Vor der anstehenden Generalsanierung wichtiger Zugstrecken warnt der Bahnbeauftragte der Bundesregierung vor Verzögerungen bei der Schienenfinanzierung. »Das wäre mit Blick auf den für jeden Fahrgast offensichtlich nicht hinnehmbaren Zustand unserer Infrastruktur kaum erklärbar«, sagte der FDP-Politiker Michael Theurer dem »Tagesspiegel« am Wochenende. Ein entsprechendes Gesetz zur Schienenfinanzierung hatte am Freitag im Bundesrat keine Zustimmung gefunden.
Die Bahn will das Schienennetz in den kommenden Jahren mit Generalsanierungen 40 hochbelasteter Strecken bis 2030 fit machen. Das Konzept sieht vor, die jeweiligen Strecken mehrere Monate komplett zu sperren und grundlegend zu reparieren. Die erste Generalsanierung beginnt Mitte Juli auf der Riedbahn zwischen Frankfurt und Mannheim. Bis Mitte Dezember soll sie abgeschlossen sein.
Gesetzesreform für besseres Schienennetz
Mit der Reform des »Bundesschienenwegeausbaugesetzes« will der Bund Investitionen in die Schiene vorantreiben. Konkret sollen Hemmnisse beseitigt werden, damit sich der Bund verstärkt auch an Kosten der Unterhaltung und Instandhaltung beteiligen kann - und nicht nur an Bauprojekten. In der Regierung ist von einer »neuen Finanzierungsarchitektur der Schiene in Deutschland« die Rede. Die Reform gilt auch als wichtig für die im Sommer beginnende Sanierung wichtiger Streckenabschnitte.

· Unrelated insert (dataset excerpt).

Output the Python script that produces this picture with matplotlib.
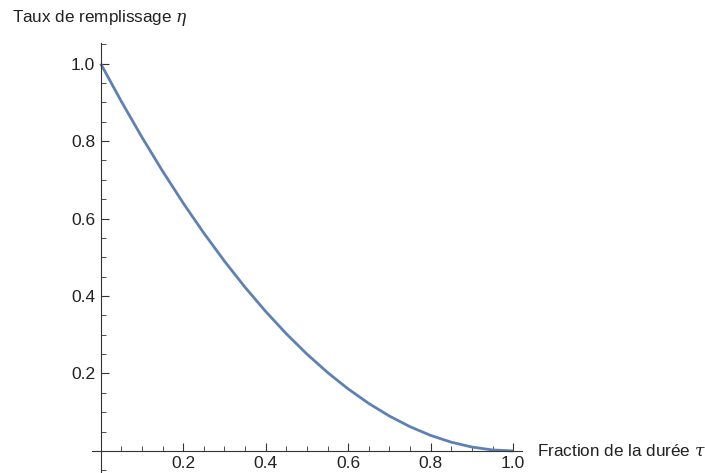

Unterdessen gehen die Überlegungen zu künftigen Geldquellen für die Verkehrsinfrastruktur weiter. Wenn es in Zukunft nicht genug Geld für Investitionen im Haushalt gebe, müsse man andere Wege gehen, bevor man Investitionen kürze, hieß es am Samstag aus dem Verkehrsministerium. Minister Volker Wissing (FDP) hatte sich laut »Süddeutscher Zeitung« vor einigen Tagen für einen »Infrastrukturfonds« ausgesprochen.
Überlegungen zu Infrastrukturfonds
»Es geht nicht um konkrete Projekte, schon gar nicht im aktuellen Haushalt. Es geht auch nicht um ein Sondervermögen und auch nicht darum, Schulden aufzunehmen«, stellte das Ministerium klar. Ein Infrastrukturfonds wird in der Bahnbranche seit Jahren gefordert. Nach Informationen der Zeitung schwebt Wissing jedoch vor, den Fonds auch für Straßen und Wasserstraßen zu nutzen. Gefüllt werden soll der Geldtopf demnach auch mit privatem Mitteln.

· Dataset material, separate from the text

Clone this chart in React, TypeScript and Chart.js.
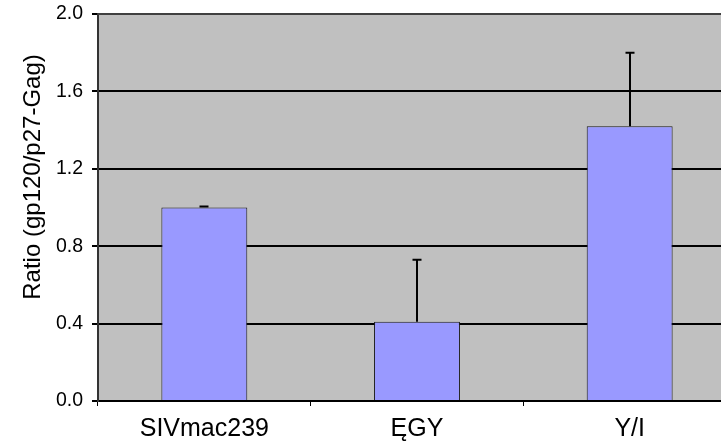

Das Ministerium nannte am Samstag keine konkreten Finanzquellen. »Aktuell stellt sich die Frage auch nicht, denn bisher ist es der Bundesregierung gelungen, das Parlament von unseren Investitionsvorhaben zu überzeugen, so dass wir alles finanzieren können, was wir brauchen«, hieß es.
Kurzfristig steht die Reform des Bundesschienenwegeausbaugesetzes zur Entscheidung an. Der Bundesrat rief dazu am Freitag den Vermittlungsausschuss der Länderkammer und des Bundestages an. Er bedaure die Entscheidung, sagte Theurer. »Jetzt kommt es darauf an, dass die Umsetzung der absolut notwendigen und dringlichen Generalsanierung des Hochleistungskernnetzes nicht verzögert wird.«
Länder wollen mehr Geld
Nach Informationen der »Süddeutschen Zeitung« verlangen die Länder auch Geld vom Bund für Schienenersatzverkehr und für Bahnhofsgebäude. Sie fordern demnach zudem Zusagen zur Digitalisierung, zum Aus- und Neubau von Strecken und zur Sanierung jenseits der Hochleistungskorridore. Zustimmung erhielten die Länder von den Konkurrenten der Deutschen Bahn im Güter- und Personenverkehr durch deren Verbände Netzwerk Europäischer Eisenbahnen und Mofair.
Im vergangenen Jahr hatte die Bundesregierung angekündigt, in den kommenden Jahren rund 40 Milliarden Euro in die Ertüchtigung des in Teilen maroden Schienennetzes zu stecken. Angesichts einer Haushaltslücke ruderte der Bund jedoch im Herbst zurück. Bis 2027 sollen nun noch rund 30 Milliarden Euro fließen.
Die Bahn schätzt den Investitionsbedarf für diesen Zeitraum mit rund 45 Milliarden Euro deutlich höher ein. Zuletzt ist eine Diskussion darüber entbrannt, den Neu- und Ausbau von Strecken zugunsten der Sanierung zurückzustellen.